The hope is that “somebody would come back just for that and then, down the line, they would do other types of searches, too,” said Danny Sullivan, a longtime industry analyst and editor in chief of the blog Search Engine Land.
People do not always want to click on links and dig through pages to hunt out information, so when Bing started in May 2009, it pulled relevant information and stuck it on the top and left-hand side of the results pages. Search “Angelina Jolie,” for instance, and see a slide show and a list of her movies on top and related links on the side.
We said, ‘Let’s change the entire way we lay out pages,’ ” said Yusuf Mehdi, a senior vice president for Microsoft’s online audiences business. “We will not be shackled by blue links.”
Google, meanwhile, has quietly introduced its own new features that have in several instances looked a lot like Bing’s.

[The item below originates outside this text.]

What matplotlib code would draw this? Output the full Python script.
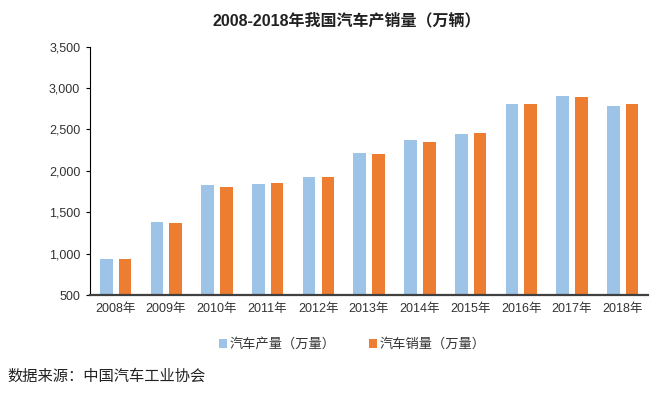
import matplotlib
matplotlib.use('Agg')
import matplotlib.pyplot as plt
import numpy as np

plt.rcParams['font.family'] = ['Liberation Sans', 'Noto Sans CJK SC', 'DejaVu Sans']

years = ['2008年', '2009年', '2010年', '2011年', '2012年', '2013年',
         '2014年', '2015年', '2016年', '2017年', '2018年']
production = [934.5, 1379.1, 1826.5, 1841.9, 1927.2, 2211.7,
              2372.3, 2450.3, 2811.9, 2901.5, 2780.9]
sales = [938.1, 1364.5, 1806.2, 1850.5, 1930.6, 2198.4,
         2349.2, 2459.8, 2802.8, 2887.9, 2808.1]
y_ticks = [500, 1000, 1500, 2000, 2500, 3000, 3500]

fig = plt.figure(figsize=(6.54, 3.96), dpi=100)
ax = fig.add_axes([0.1376, 0.255, 0.853, 0.627])

x = np.arange(len(years))
w = 0.25
ax.bar(x - 0.18, production, w, bottom=0, color='#9dc3e6', label='汽车产量（万量）')
ax.bar(x + 0.19, sales, w, bottom=0, color='#ed7d31', label='汽车销量（万量）')

ax.set_xlim(-0.5, len(years) - 0.5)
ax.set_ylim(500, 3500)
ax.set_yticks(y_ticks)
ax.set_yticklabels([f'{v:,}' for v in y_ticks], fontsize=9, color='#333333')
ax.set_xticks(x)
ax.set_xticklabels(years, fontsize=9, color='#333333')
ax.tick_params(axis='x', length=0, pad=6)
ax.tick_params(axis='y', length=3, width=0.8, direction='out', pad=4)

for s in ['top', 'right']:
    ax.spines[s].set_visible(False)
ax.spines['left'].set_linewidth(0.8)
ax.spines['bottom'].set_linewidth(1.6)
ax.spines['bottom'].set_color('#404040')

fig.text(0.53, 0.947, '2008-2018年我国汽车产销量（万辆）', ha='center', va='center',
         fontsize=11.5, fontweight='bold', color='#222222')

ax.legend(loc='center', bbox_to_anchor=(0.47, -0.2), ncol=2, frameon=False,
          fontsize=9.5, handlelength=0.6, handleheight=0.6, handletextpad=0.2,
          columnspacing=2.5, labelcolor='#333333')

fig.text(0.012, 0.05, '数据来源：中国汽车工业协会', ha='left', va='center',
         fontsize=11, color='#222222')

fig.savefig('out.png', dpi=100)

For example, in May, it too added the left-hand navigation tools — though Ms. Mayer of Google pointed out that many of the tools had already been available, just not easily visible from the search page.
“Certainly there’s been increased competition in the space,” Ms. Mayer said of Bing. “When there’s more competition, everyone’s search gets better, that serves the users a lot better.”
Bing’s travel tool uses technology from Farecast, which Microsoft bought in early 2008. In July, Google announced plans to acquire ITA Software for $700 million; ITA makes the same comparison shopping software for flights that Bing’s Farecast uses.
Then there is the look of the main search pages for each site. Microsoft has argued that the vivid images ever-present behind the Bing search box have helped its appeal; young people and women have shown a particular fondness for Bing. In June, Google offered people the option to have a colorful background image like the Golden Gate Bridge on its main search page rather than the stark, white page that helped make Google famous.
Google has also played catch-up to Microsoft in offering ways to search for and digest more images in one go, and has trailed in adding some tie-ins to social networking sites.
“Google’s new innovations have come at a slower pace,” Mr. Aggarwal said. “There was no one challenging Google until Microsoft decided it was a business they would not give up.”
Still, Mr. Sullivan and other analysts also say Google has been making many significant but subtle behind-the-scenes changes that make it better at responding to obscure and complex queries. Google made 500 tweaks to its secret search algorithm last year and introduced personalized search, which customizes results based on what users frequently click on.
Google executives often chide Microsoft that it overengineers software like Office and bombards people with needless features. But now Google has swapped its clean, simple approach to search in favor of a feature war with Microsoft.
“Google seems to do things because Bing has done something,” Mr. Sullivan said. “It’s a kind of knee-jerk thing — we have to do this product now because we don’t want people to think we’re weak.”